* [GIVEN INSTRUCTION]:
Write out the data again exactly, skipping every picture.

* [DATA BLOCK]:
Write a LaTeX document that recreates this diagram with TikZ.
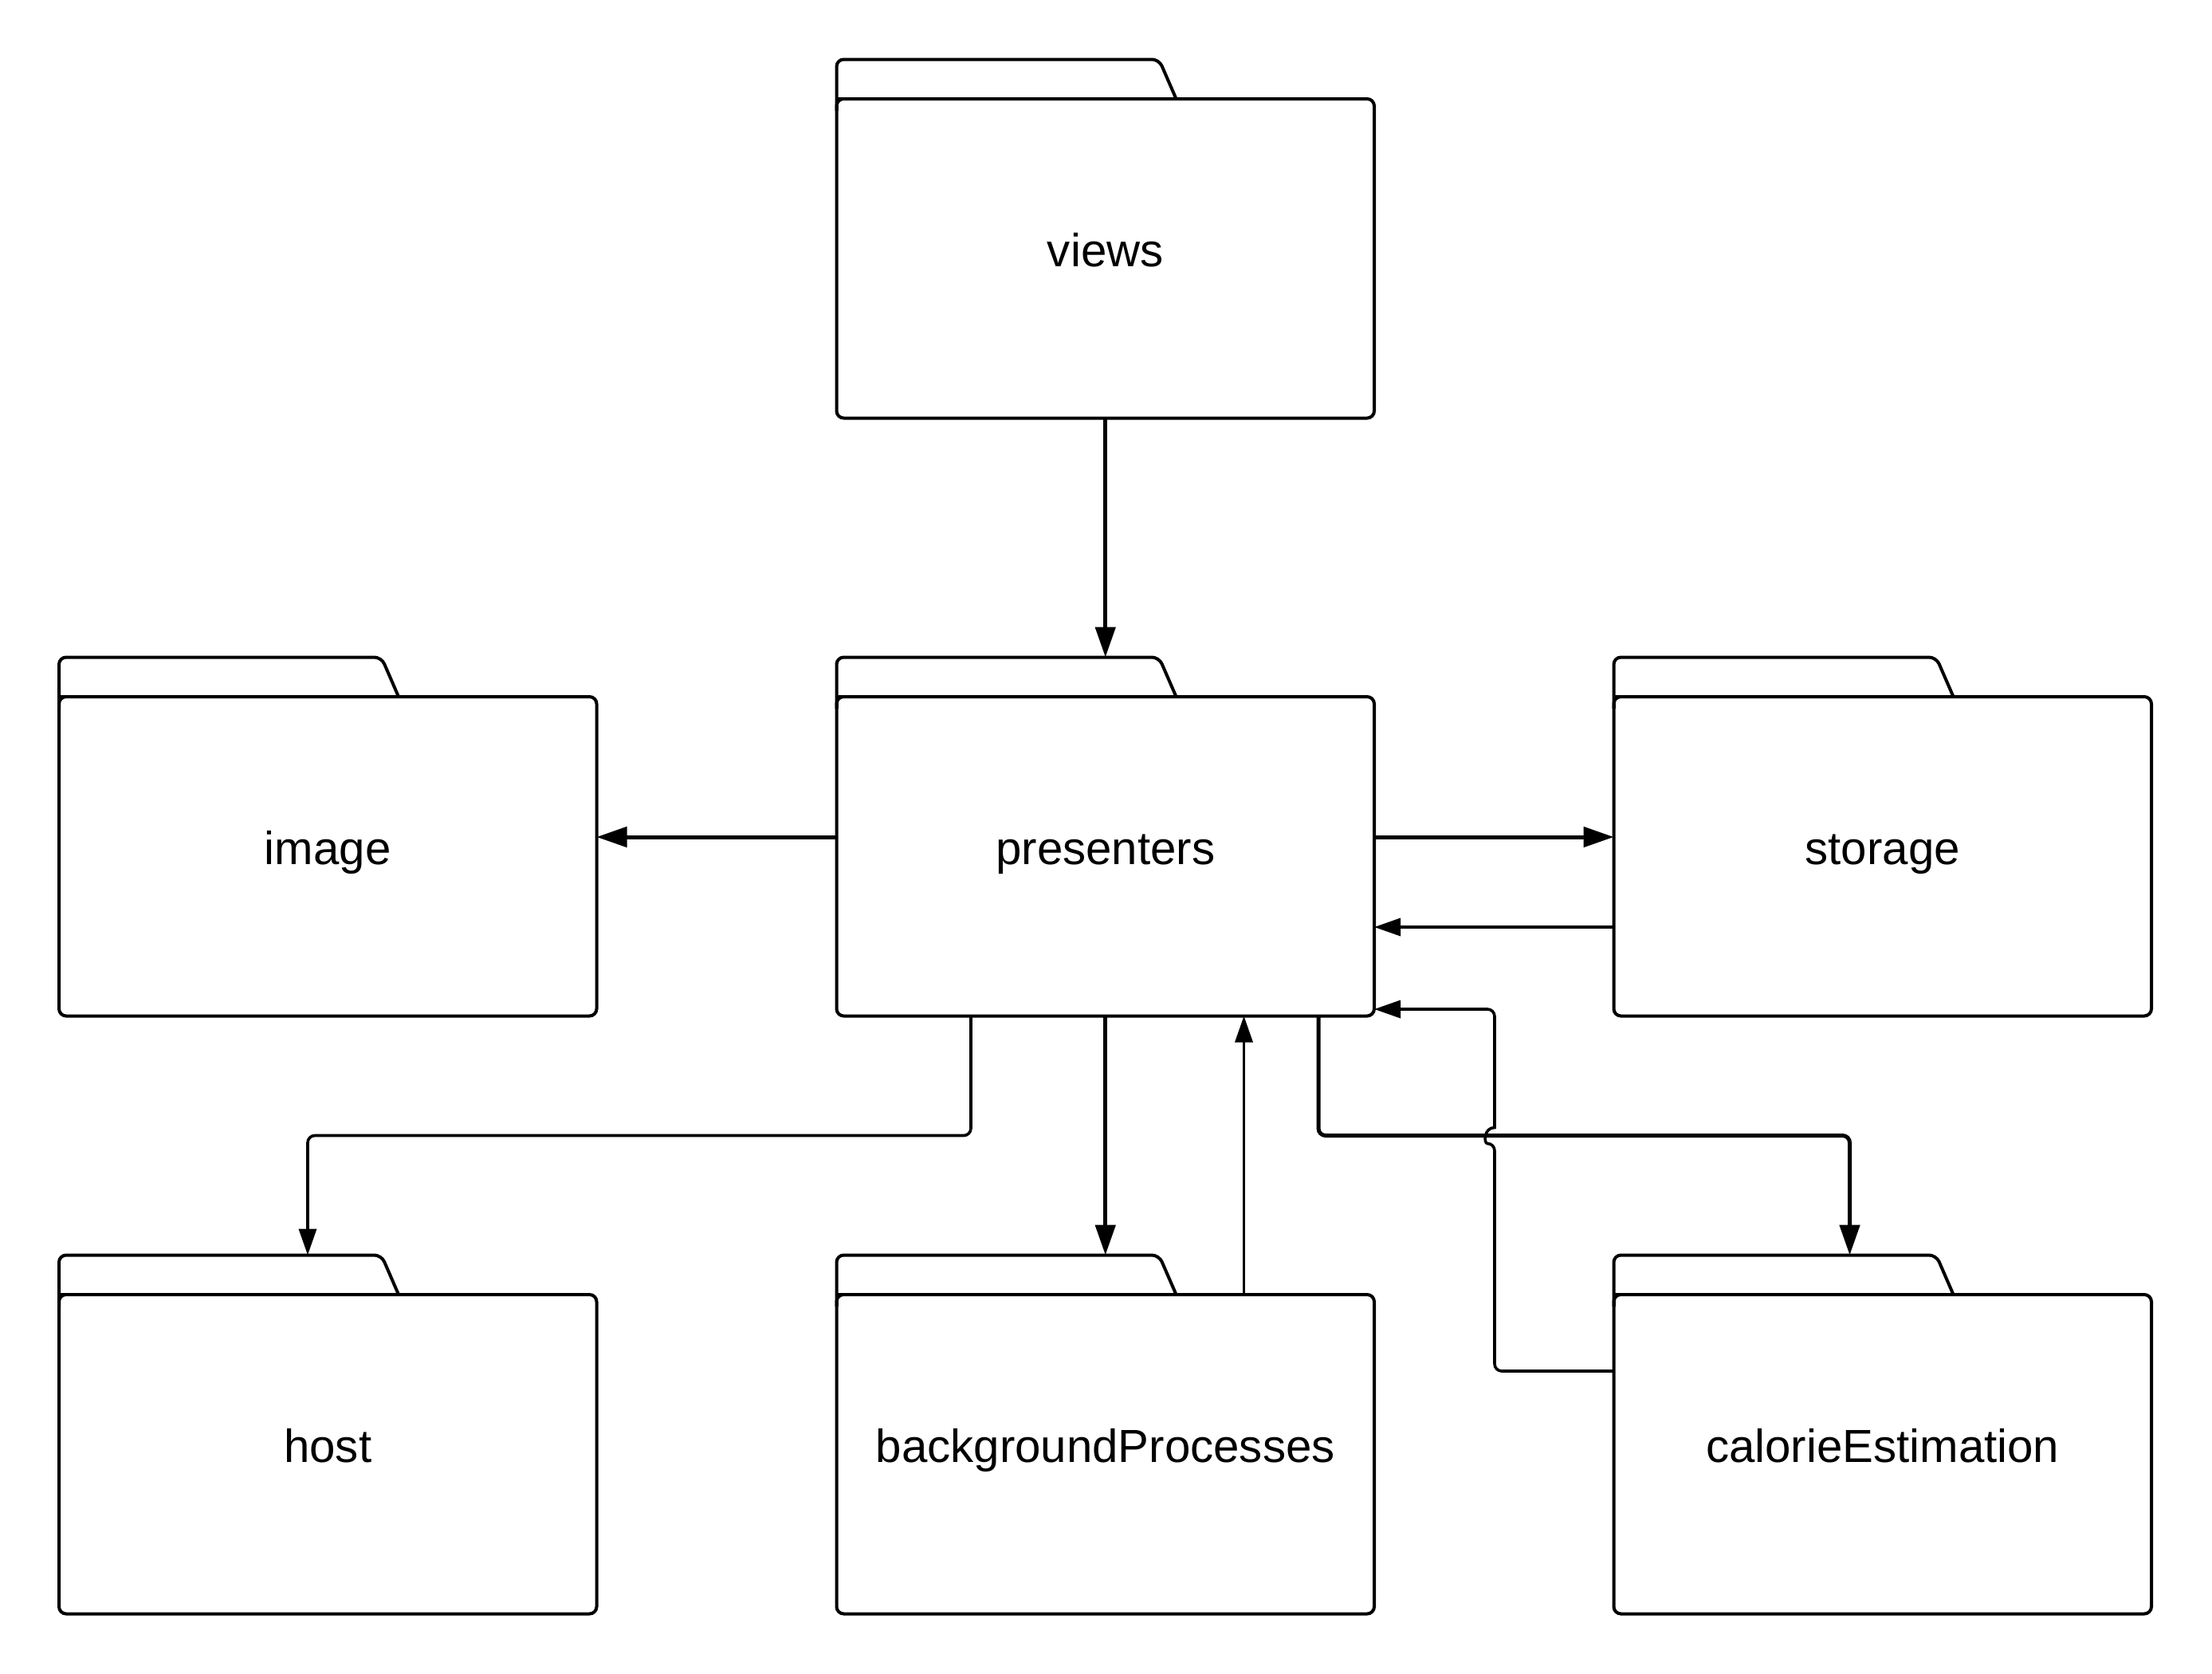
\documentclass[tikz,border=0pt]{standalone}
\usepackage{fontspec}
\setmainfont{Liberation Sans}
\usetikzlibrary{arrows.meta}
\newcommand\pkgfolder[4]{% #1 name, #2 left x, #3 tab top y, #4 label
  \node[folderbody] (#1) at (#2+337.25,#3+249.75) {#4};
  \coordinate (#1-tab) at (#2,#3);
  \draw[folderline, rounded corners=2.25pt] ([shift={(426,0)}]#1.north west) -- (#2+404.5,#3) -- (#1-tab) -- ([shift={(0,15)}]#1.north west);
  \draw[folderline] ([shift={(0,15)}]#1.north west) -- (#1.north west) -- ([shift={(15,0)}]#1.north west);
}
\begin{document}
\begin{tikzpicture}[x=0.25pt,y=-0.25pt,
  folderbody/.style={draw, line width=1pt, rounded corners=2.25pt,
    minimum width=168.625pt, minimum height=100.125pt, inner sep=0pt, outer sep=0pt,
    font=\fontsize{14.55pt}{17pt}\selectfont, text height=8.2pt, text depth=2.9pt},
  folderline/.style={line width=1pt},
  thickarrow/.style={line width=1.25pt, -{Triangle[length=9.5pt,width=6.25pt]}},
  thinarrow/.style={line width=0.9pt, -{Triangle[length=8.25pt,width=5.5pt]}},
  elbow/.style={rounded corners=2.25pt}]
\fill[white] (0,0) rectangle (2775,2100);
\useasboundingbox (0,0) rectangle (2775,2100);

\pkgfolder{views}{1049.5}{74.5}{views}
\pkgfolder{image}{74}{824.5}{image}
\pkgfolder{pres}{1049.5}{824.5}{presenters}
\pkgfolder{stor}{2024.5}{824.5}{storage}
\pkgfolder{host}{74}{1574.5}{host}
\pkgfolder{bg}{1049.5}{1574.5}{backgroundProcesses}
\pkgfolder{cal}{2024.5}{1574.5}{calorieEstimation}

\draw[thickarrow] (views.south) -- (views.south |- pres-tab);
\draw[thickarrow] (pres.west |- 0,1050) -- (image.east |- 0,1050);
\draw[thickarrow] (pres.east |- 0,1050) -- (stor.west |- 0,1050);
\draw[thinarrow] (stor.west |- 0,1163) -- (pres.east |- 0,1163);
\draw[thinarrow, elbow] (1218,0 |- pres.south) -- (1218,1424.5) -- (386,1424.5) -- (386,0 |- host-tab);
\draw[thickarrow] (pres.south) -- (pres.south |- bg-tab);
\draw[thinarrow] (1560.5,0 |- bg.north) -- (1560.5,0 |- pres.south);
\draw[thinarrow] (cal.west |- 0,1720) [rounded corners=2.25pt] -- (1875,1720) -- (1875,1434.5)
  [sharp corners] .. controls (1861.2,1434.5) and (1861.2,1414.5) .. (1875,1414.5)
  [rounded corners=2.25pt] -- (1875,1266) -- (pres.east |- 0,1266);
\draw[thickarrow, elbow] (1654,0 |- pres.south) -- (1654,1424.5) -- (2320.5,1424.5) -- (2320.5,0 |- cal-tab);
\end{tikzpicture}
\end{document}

* [SOLUTION BELOW]:
Write a LaTeX document that recreates this diagram with TikZ.
\documentclass[tikz,border=0pt]{standalone}
\usepackage{fontspec}
\setmainfont{Liberation Sans}
\usetikzlibrary{arrows.meta}
\newcommand\pkgfolder[4]{% #1 name, #2 left x, #3 tab top y, #4 label
  \node[folderbody] (#1) at (#2+337.25,#3+249.75) {#4};
  \coordinate (#1-tab) at (#2,#3);
  \draw[folderline, rounded corners=2.25pt] ([shift={(426,0)}]#1.north west) -- (#2+404.5,#3) -- (#1-tab) -- ([shift={(0,15)}]#1.north west);
  \draw[folderline] ([shift={(0,15)}]#1.north west) -- (#1.north west) -- ([shift={(15,0)}]#1.north west);
}
\begin{document}
\begin{tikzpicture}[x=0.25pt,y=-0.25pt,
  folderbody/.style={draw, line width=1pt, rounded corners=2.25pt,
    minimum width=168.625pt, minimum height=100.125pt, inner sep=0pt, outer sep=0pt,
    font=\fontsize{14.55pt}{17pt}\selectfont, text height=8.2pt, text depth=2.9pt},
  folderline/.style={line width=1pt},
  thickarrow/.style={line width=1.25pt, -{Triangle[length=9.5pt,width=6.25pt]}},
  thinarrow/.style={line width=0.9pt, -{Triangle[length=8.25pt,width=5.5pt]}},
  elbow/.style={rounded corners=2.25pt}]
\fill[white] (0,0) rectangle (2775,2100);
\useasboundingbox (0,0) rectangle (2775,2100);

\pkgfolder{views}{1049.5}{74.5}{views}
\pkgfolder{image}{74}{824.5}{image}
\pkgfolder{pres}{1049.5}{824.5}{presenters}
\pkgfolder{stor}{2024.5}{824.5}{storage}
\pkgfolder{host}{74}{1574.5}{host}
\pkgfolder{bg}{1049.5}{1574.5}{backgroundProcesses}
\pkgfolder{cal}{2024.5}{1574.5}{calorieEstimation}

\draw[thickarrow] (views.south) -- (views.south |- pres-tab);
\draw[thickarrow] (pres.west |- 0,1050) -- (image.east |- 0,1050);
\draw[thickarrow] (pres.east |- 0,1050) -- (stor.west |- 0,1050);
\draw[thinarrow] (stor.west |- 0,1163) -- (pres.east |- 0,1163);
\draw[thinarrow, elbow] (1218,0 |- pres.south) -- (1218,1424.5) -- (386,1424.5) -- (386,0 |- host-tab);
\draw[thickarrow] (pres.south) -- (pres.south |- bg-tab);
\draw[thinarrow] (1560.5,0 |- bg.north) -- (1560.5,0 |- pres.south);
\draw[thinarrow] (cal.west |- 0,1720) [rounded corners=2.25pt] -- (1875,1720) -- (1875,1434.5)
  [sharp corners] .. controls (1861.2,1434.5) and (1861.2,1414.5) .. (1875,1414.5)
  [rounded corners=2.25pt] -- (1875,1266) -- (pres.east |- 0,1266);
\draw[thickarrow, elbow] (1654,0 |- pres.south) -- (1654,1424.5) -- (2320.5,1424.5) -- (2320.5,0 |- cal-tab);
\end{tikzpicture}
\end{document}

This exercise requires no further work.